The pattern which connects is a meta-pattern. It is a pattern of patterns. It is that meta-pattern which defines the vast generalization that, indeed, it is patterns which connect. (Mind and Nature: a necessary unity, 1979)

And it is from this perspective that Bateson warns: Break the pattern which connects the items of learning and you necessarily destroy all quality (1979, pp. 8-11). Is an epiterrestrial to be partially understood as such a meta-pattern with which quality and intelligent life are associated? Could it be especially associated with the tacit knowledge of Michael Polanyi (The Tacit Dimension, 1966), the implicate order and holomovement of David Bohm (Wholeness and the Implicate Order, 1980), or the "quality without a name" of Christopher Alexander (The Timeless Way of Building, 1979):

There is a central quality which is the root criterion of life and spirit in a man, a town, a building, or a wilderness. This quality is objective and precise, but it cannot be named,

The search, which we make for this quality, in our own lives, is the central search of any person, and the crux of any individual person's story. It is the search for those moments and situations when we are most alive.

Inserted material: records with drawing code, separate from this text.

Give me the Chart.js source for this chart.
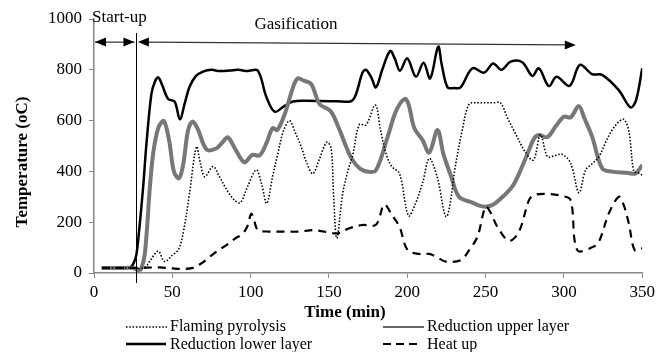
<!DOCTYPE html>
<html><head><meta charset="utf-8">
<script src="https://cdn.jsdelivr.net/npm/chart.js@4.4.1/dist/chart.umd.min.js"></script>
<style>html,body{margin:0;padding:0;background:#fff;}#wrap{width:659px;height:352px;}</style>
</head><body><div id="wrap"><canvas id="c" width="659" height="352"></canvas></div>
<script>
const xTickValues = [0,50,100,150,200,250,300,350];
const yTickValues = [0,200,400,600,800,1000];

const flamingT = [5,10,15,20,25,29.3,33,36,41,45,50,54,57,61,65.4,68,70.7,76,80,85.5,90,93.5,98,103.6,107,110.3,114,117.4,121,124.8,128,132.3,136,139.7,144,148.6,151.4,153,155,158.8,162,165.2,169.4,173.7,179.6,183,186.4,190,195,200.8,205,210,214,219,225,231,235,239.5,245,250,255,259.5,264,269,275,280.5,285,289.5,294,299,304.3,309.6,313.8,318,322.3,327,330.8,335,338.2,341.4,344.6,347,350];
const flamingV = [20,20,20,20,20,18,25,50,86,45,70,93,160,314,497,430,379,419,380,320,285,277,340,406,350,274,380,471,560,600,560,497,430,391,450,515,490,300,137,314,400,465,585,583,661,560,471,420,392,225,270,360,451,380,222,432,560,665,670,670,670,670,610,550,480,445,545,458,462,467,432,316,405,430,458,520,563,595,605,560,399,395,386];

const upperT = [5,10,15,20,25,28,30,32.5,35.7,37.8,41,44.6,48,51,54.3,57,60,62.9,66,71.8,78,82,85.5,90,96,101,105.7,110,114,117,122,127,130,134,138.7,144,151,156,161,165,170,175,180,187.5,193,198.5,201,204.5,209.7,214,219.3,223,228,233,241.6,246,250,255,260,267,272,277.7,281,284,289.4,295,300,304.3,309.5,313,318,324.4,330.8,340,345.7,350];
const upperV = [20,20,20,20,20,12,15,78,340,471,570,598,520,400,373,430,560,596,570,487,490,515,534,490,436,465,463,510,570,563,630,730,766,757,744,665,638,575,497,445,410,399,404,537,640,686,660,570,524,474,563,470,380,300,277,265,261,270,295,340,400,484,530,543,535,580,615,613,657,610,537,412,399,395,392,425];

const lowerT = [5,10,15,20,23,25,27,29,31.4,33.5,36.7,39,41,43.5,47.3,51.5,54.8,58,61,65,69.6,75,80,86.6,92,98,104.5,110,115.3,121,127,135,145,155,164,167,171.5,173.7,177,180,184,189,192,195.3,200,205.5,210.4,214.6,219.7,222,225.7,230,234,241.6,249,254.8,260,266,273.4,279.8,284,290.4,295.3,303.6,310.2,318,324.4,335,342.5,346,350];
const lowerV = [20,20,20,20,22,35,70,180,340,510,707,755,770,740,685,675,605,670,733,775,793,800,795,797,800,795,797,694,635,655,675,678,677,676,676,700,790,800,770,731,800,874,845,796,845,773,828,766,891,820,731,728,731,806,789,825,800,832,830,776,806,736,773,737,819,783,780,720,652,680,806];

const heatT = [5,10,20,30,33.5,42,50,55,63,69,74,79,84.5,90,95,98,100.4,102.5,104.7,112,120,131,139.7,145,150,155.6,163,171.5,180,185.3,190,195,200.2,207.6,214,219,224.6,234.2,239.5,244.8,250,253,257.5,265,271.3,277.7,280.9,290.4,299,304.3,308.5,318,322.3,328.7,335,338,341.4,345.2,350];
const heatV = [20,20,20,20,21,22,18,16,20,40,64,88,110,135,156,185,233,200,169,163,163,163,169,165,160,156,176,189,190,270,230,182,90,75,75,62,45,51,90,143,261,240,182,127,163,287,307,311,303,287,90,101,123,235,300,270,196,90,97];

const legendLabels = ['Flaming pyrolysis','Reduction upper layer','Reduction lower layer','Heat up'];
const startupEnd = 26.7;

function pts(t,v){return t.map((x,i)=>({x:x,y:v[i]}));}
const SERIF = "Liberation Serif";
Chart.defaults.font.family = SERIF;
Chart.defaults.font.size = 17;
Chart.defaults.color = '#000';

const annot = {
  id:'annot',
  afterDraw(chart){
    const {ctx, scales:{x,y}} = chart;
    ctx.save();
    const vx = Math.round(x.getPixelForValue(startupEnd))+0.5;
    ctx.strokeStyle='#000'; ctx.lineWidth=1;
    ctx.beginPath(); ctx.moveTo(vx, y.getPixelForValue(945)); ctx.lineTo(vx, y.bottom+10); ctx.stroke();
    function head(xt,yt,dir,color){
      ctx.fillStyle=color; ctx.beginPath();
      ctx.moveTo(xt,yt); ctx.lineTo(xt-dir*11,yt-4.5); ctx.lineTo(xt-dir*11,yt+4.5); ctx.closePath(); ctx.fill();
    }
    const ay = y.getPixelForValue(909);
    const sx1 = x.getPixelForValue(0)+1, sx2 = x.getPixelForValue(25.8);
    ctx.beginPath(); ctx.moveTo(sx1,ay); ctx.lineTo(sx2,ay); ctx.stroke();
    head(sx1,ay,-1,'#000'); head(sx2,ay,1,'#000');
    const gx1 = x.getPixelForValue(28), gx2 = x.getPixelForValue(307.6);
    const gy2 = y.getPixelForValue(898);
    ctx.strokeStyle='#333'; ctx.lineWidth=1.2;
    ctx.beginPath(); ctx.moveTo(gx1+8,ay); ctx.lineTo(gx2-8,gy2); ctx.stroke();
    head(gx1,ay,-1,'#000'); head(gx2,gy2,1,'#000');
    ctx.fillStyle='#000'; ctx.font='17px "Liberation Serif"'; ctx.textBaseline='middle';
    ctx.textAlign='left'; ctx.fillText('Start-up', 92, 18);
    ctx.textAlign='center'; ctx.fillText('Gasification', 296, 25);
    ctx.font='bold 17px "Liberation Serif"';
    ctx.fillText('Time (min)', 345, 313);
    ctx.save(); ctx.translate(23,162); ctx.rotate(-Math.PI/2); ctx.fillText('Temperature (oC)',0,0); ctx.restore();
    ctx.font='16px "Liberation Serif"'; ctx.textAlign='left';
    function seg(x1,x2,yy,w,color,dash){ctx.setLineDash(dash||[]);ctx.strokeStyle=color;ctx.lineWidth=w;ctx.beginPath();ctx.moveTo(x1,yy);ctx.lineTo(x2,yy);ctx.stroke();ctx.setLineDash([]);}
    seg(126,167,327,1.6,'#000',[1.5,1.8]);
    ctx.fillText(legendLabels[0],170,327);
    seg(383,424,327,2.2,'#666');
    ctx.fillText(legendLabels[1],427,327);
    seg(126,166,344,2.5,'#000');
    ctx.fillText(legendLabels[2],170,345);
    seg(383,420,344,2.2,'#000',[8,5]);
    ctx.fillText(legendLabels[3],427,345);
    ctx.restore();
  }
};

const common = {pointRadius:0, fill:false, tension:0.35, borderCapStyle:'butt'};
const tickFont = {family:SERIF, size:17};
new Chart(document.getElementById('c'),{
  type:'line',
  data:{datasets:[
    Object.assign({label:legendLabels[3], data:pts(heatT,heatV), borderColor:'#000', borderWidth:2.2, borderDash:[8,6]},common),
    Object.assign({label:legendLabels[0], data:pts(flamingT,flamingV), borderColor:'#000', borderWidth:1.6, borderDash:[1.5,1.8]},common),
    Object.assign({label:legendLabels[1], data:pts(upperT,upperV), borderColor:'#777777', borderWidth:4},common),
    Object.assign({label:legendLabels[1]+' core', data:pts(upperT,upperV), borderColor:'#e0e0e0', borderWidth:1.5},common),
    Object.assign({label:legendLabels[2], data:pts(lowerT,lowerV), borderColor:'#000', borderWidth:2.5},common)
  ]},
  options:{
    responsive:false, animation:false, devicePixelRatio:1,
    layout:{padding:{left:0,right:16,top:19,bottom:0}},
    plugins:{legend:{display:false}, tooltip:{enabled:false}},
    scales:{
      x:{type:'linear', min:0, max:350,
        afterBuildTicks:(s)=>{s.ticks = xTickValues.map(v=>({value:v}));},
        afterFit:(s)=>{s.height=79;},
        ticks:{font:tickFont, color:'#000', padding:4, maxRotation:0, callback:(v)=>String(v)},
        grid:{display:true, drawOnChartArea:false, drawTicks:true, tickLength:5, color:'#868686'},
        border:{display:true, color:'#868686', width:1.5}
      },
      y:{type:'linear', min:0, max:1000,
        afterBuildTicks:(s)=>{s.ticks = yTickValues.map(v=>({value:v}));},
        afterFit:(s)=>{s.width=94;},
        ticks:{font:tickFont, color:'#000', padding:7, callback:(v)=>String(v)},
        grid:{display:true, drawOnChartArea:false, drawTicks:true, tickLength:5, color:'#868686'},
        border:{display:true, color:'#868686', width:1.5}
      }
    }
  },
  plugins:[annot]
});
</script></body></html>
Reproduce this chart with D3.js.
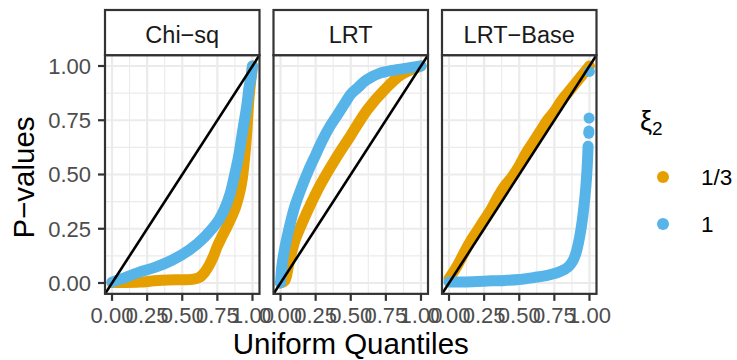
<!DOCTYPE html>
<html><head><meta charset="utf-8">
<script src="https://cdn.jsdelivr.net/npm/d3@7"></script>
<style>body{margin:0;background:#fff} text{font-family:"Liberation Sans",Arial,Helvetica,sans-serif}</style>
</head><body><svg id="c" width="737" height="360"></svg>
<script>
// ---- data ----
const facets = ["Chi\u2212sq", "LRT", "LRT\u2212Base"];
const groups = ["1/3", "1"];
const tickValues = [0, 0.25, 0.5, 0.75, 1];
const tickLabels = ["0.00", "0.25", "0.50", "0.75", "1.00"];
const minorValues = [0.125, 0.375, 0.625, 0.875];

// [uniform quantile, p-value]
const chisqThird = [[0,0.002],[0.1,0.002],[0.2,0.004],[0.3,0.01],[0.4,0.014],[0.5,0.015],[0.58,0.018],[0.62,0.025],[0.66,0.05],[0.69,0.08],[0.72,0.12],[0.75,0.17],[0.78,0.21],[0.83,0.275],[0.88,0.35],[0.91,0.42],[0.925,0.47],[0.94,0.55],[0.96,0.7],[0.975,0.85],[1,1]];
const chisqOne = [[0,0.004],[0.07,0.02],[0.19,0.049],[0.31,0.073],[0.43,0.106],[0.55,0.152],[0.66,0.213],[0.76,0.29],[0.8,0.34],[0.84,0.41],[0.87,0.49],[0.9,0.58],[0.93,0.7],[0.96,0.82],[0.975,0.9],[0.99,0.95],[1,1]];
const lrtThird = [[0,0],[0.03,0.01],[0.06,0.09],[0.1,0.19],[0.15,0.27],[0.22,0.37],[0.29,0.46],[0.39,0.57],[0.5,0.68],[0.62,0.8],[0.74,0.89],[0.86,0.96],[1,1]];
const lrtOne = [[0,0],[0.01,0.08],[0.03,0.16],[0.06,0.25],[0.1,0.35],[0.15,0.44],[0.2,0.52],[0.25,0.59],[0.3,0.66],[0.35,0.72],[0.4,0.77],[0.45,0.82],[0.5,0.87],[0.55,0.9],[0.6,0.93],[0.65,0.95],[0.7,0.965],[0.8,0.98],[0.9,0.99],[1,1]];
const baseThird = [[0,0.02],[0.05,0.07],[0.1,0.13],[0.15,0.19],[0.2,0.24],[0.25,0.29],[0.3,0.34],[0.35,0.4],[0.4,0.45],[0.45,0.49],[0.5,0.54],[0.55,0.6],[0.6,0.65],[0.65,0.7],[0.7,0.75],[0.75,0.79],[0.8,0.84],[0.85,0.88],[0.9,0.92],[0.95,0.96],[1,1]];
const baseOne = [[0,0.005],[0.1,0.005],[0.2,0.007],[0.3,0.01],[0.4,0.012],[0.5,0.016],[0.6,0.025],[0.7,0.035],[0.8,0.055],[0.85,0.075],[0.88,0.1],[0.9,0.13],[0.92,0.18],[0.94,0.25],[0.96,0.35],[0.975,0.45],[0.985,0.55],[0.99,0.63]];
const baseOneTail = [[0.995,0.69],[0.996,0.70],[0.997,0.76],[0.999,0.975]];

const panelSeries = [
  [chisqThird, chisqOne, []],
  [lrtThird, lrtOne, []],
  [baseThird, baseOne, baseOneTail]
];

// ---- layout / style ----
const colors = ["#E69F00", "#56B4E9"];
const svg = d3.select("#c");
const W = 154.5, gap = 14, left0 = 105;
const pTop = 55.15, pBottom = 293.85, stripTop = 10;
const y = d3.scaleLinear().domain([-0.05, 1.05]).range([pBottom, pTop]);
const gridCol = "#EBEBEB", darkCol = "#333333", tickTxt = "#4D4D4D";

facets.forEach((f, i) => {
  const x0 = left0 + i * (W + gap);
  const x = d3.scaleLinear().domain([-0.05, 1.05]).range([x0, x0 + W]);
  const g = svg.append("g");
  g.append("rect").attr("x", x0).attr("y", pTop).attr("width", W).attr("height", pBottom - pTop).attr("fill", "#fff");
  minorValues.forEach(v => {
    g.append("line").attr("x1", x(v)).attr("x2", x(v)).attr("y1", pTop).attr("y2", pBottom).attr("stroke", gridCol).attr("stroke-width", 1.1);
    g.append("line").attr("x1", x0).attr("x2", x0 + W).attr("y1", y(v)).attr("y2", y(v)).attr("stroke", gridCol).attr("stroke-width", 1.1);
  });
  tickValues.forEach(v => {
    g.append("line").attr("x1", x(v)).attr("x2", x(v)).attr("y1", pTop).attr("y2", pBottom).attr("stroke", gridCol).attr("stroke-width", 2.2);
    g.append("line").attr("x1", x0).attr("x2", x0 + W).attr("y1", y(v)).attr("y2", y(v)).attr("stroke", gridCol).attr("stroke-width", 2.2);
  });
  const clipId = "clip" + i;
  svg.append("clipPath").attr("id", clipId).append("rect").attr("x", x0).attr("y", pTop).attr("width", W).attr("height", pBottom - pTop);
  const pg = g.append("g").attr("clip-path", `url(#${clipId})`);
  const line = d3.line().x(d => x(d[0])).y(d => y(d[1])).curve(d3.curveCatmullRom);
  const [s0, s1, tail] = panelSeries[i];
  [s0, s1].forEach((s, k) => {
    pg.append("path").attr("d", line(s)).attr("fill", "none").attr("stroke", colors[k])
      .attr("stroke-width", 11).attr("stroke-linecap", "round").attr("stroke-linejoin", "round");
  });
  pg.selectAll("circle.t").data(tail).enter().append("circle")
    .attr("cx", d => x(d[0])).attr("cy", d => y(d[1])).attr("r", 5.5).attr("fill", colors[1]);
  pg.append("line").attr("x1", x(-0.05)).attr("y1", y(-0.05)).attr("x2", x(1.05)).attr("y2", y(1.05))
    .attr("stroke", "#000").attr("stroke-width", 2.6);
  g.append("rect").attr("x", x0).attr("y", pTop).attr("width", W).attr("height", pBottom - pTop)
    .attr("fill", "none").attr("stroke", darkCol).attr("stroke-width", 2.2);
  g.append("rect").attr("x", x0).attr("y", stripTop).attr("width", W).attr("height", pTop - stripTop)
    .attr("fill", "#fff").attr("stroke", darkCol).attr("stroke-width", 2.2);
  g.append("text").attr("x", x0 + W / 2).attr("y", 42.5).attr("text-anchor", "middle")
    .attr("font-size", 23.5).attr("fill", "#1A1A1A").text(f);
  tickValues.forEach((v, j) => {
    g.append("line").attr("x1", x(v)).attr("x2", x(v)).attr("y1", pBottom).attr("y2", pBottom + 7).attr("stroke", darkCol).attr("stroke-width", 2.2);
    g.append("text").attr("x", x(v)).attr("y", 323).attr("text-anchor", "middle").attr("font-size", 22).attr("fill", tickTxt).text(tickLabels[j]);
  });
  if (i === 0) {
    tickValues.forEach((v, j) => {
      g.append("line").attr("x1", x0 - 7).attr("x2", x0).attr("y1", y(v)).attr("y2", y(v)).attr("stroke", darkCol).attr("stroke-width", 2.2);
      g.append("text").attr("x", x0 - 14).attr("y", y(v)).attr("dy", "0.36em").attr("text-anchor", "end").attr("font-size", 22).attr("fill", tickTxt).text(tickLabels[j]);
    });
  }
});

svg.append("text").attr("x", left0 + (3 * W + 2 * gap) / 2).attr("y", 353.5).attr("text-anchor", "middle")
  .attr("font-size", 29.5).attr("fill", "#000").text("Uniform Quantiles");
svg.append("text").attr("transform", `translate(34,${(pTop + pBottom) / 2 + 3}) rotate(-90)`).attr("text-anchor", "middle")
  .attr("font-size", 29.5).attr("fill", "#000").text("P\u2212values");

const lt = svg.append("text").attr("x", 640).attr("y", 130).attr("font-size", 27).attr("fill", "#000");
lt.append("tspan").text("\u03BE");
lt.append("tspan").attr("font-size", 19).attr("dy", 5).text("2");
groups.forEach((gname, k) => {
  const cy = 177 + k * 47;
  svg.append("circle").attr("cx", 663).attr("cy", cy).attr("r", 6).attr("fill", colors[k]);
  svg.append("text").attr("x", 701).attr("y", cy).attr("dy", "0.36em").attr("font-size", 22.5).attr("fill", "#000").text(gname);
});
</script></body></html>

Music as an identity vehicle: A further indication is offered by music, especially given the degree to which it can be said to be a vehicle for the extended identity of many -- who may well live "through" music of whatever variety. That diversity effectively functions as a carrier for identity, rather than any conventional focus on the listener. The latter is embedded in a soundscape, as in any forest. The subtlety is suggested by the work of Douglas Hofstadter (Gödel, Escher, Bach: an Eternal Golden Braid, 1979; I Am a Strange Loop, 2007).

In addition to the entrainment of identity by that music, there are the implications of the harmonies engendered between separate tones, forming melodies with which an individual may readily identify. As argued above, whereas the notes may be distinguished as well-defined categories according to various tuning systems, it is the harmonic relationship between them which is potentially suggestive of the nature of epiterrestrial identity -- possibly as overtones.

Fundamental insights into such relationships are offered in the work of Ernest G. McClain (Myth of Invariance: the origins of the gods, mathematics and music from the Rg Veda to Plato, 1976; Meditations through the Quran: tonal images in an oral culture, 1981). Discussed separately with respect to the Rg Veda, related insights are offered from dance, using the non-Boolean logic of quantum mechanics, by Antonio T. de Nicolas (Meditations through the Rg Veda, 1978)

Therefore, from a linguistic and cultural perspective, we have to be aware that we are dealing with a language where tonal and arithmetical relations establish the epistemological invariances... Language grounded in music is grounded thereby on context dependency; any tone can have any possible relation to other tones, and the shift from one tone to another, which alone makes melody possible, is a shift in perspective which the singer himself embodies. Any perspective (tone) must be "sacrificed" for a new one to come into being; the song is a radical activity which requires innovation while maintaining continuity, and the "world" is the creation of the singer, who shares its dimensions with the song. (Antonio de Nicolas, Meditations through the Rg Veda, 1978, p. 57)

Do such considerations offer indications towards the cognitive implications of music, song, and poetry for the expression and embodiment of more fruitful relational dynamics and vehicles of collective identity (A Singable Earth Charter, EU Constitution or Global Ethic? 2006; Poetic Engagement with Afghanistan, Caucasus and Iran: an unexplored strategic opportunity? 2009)?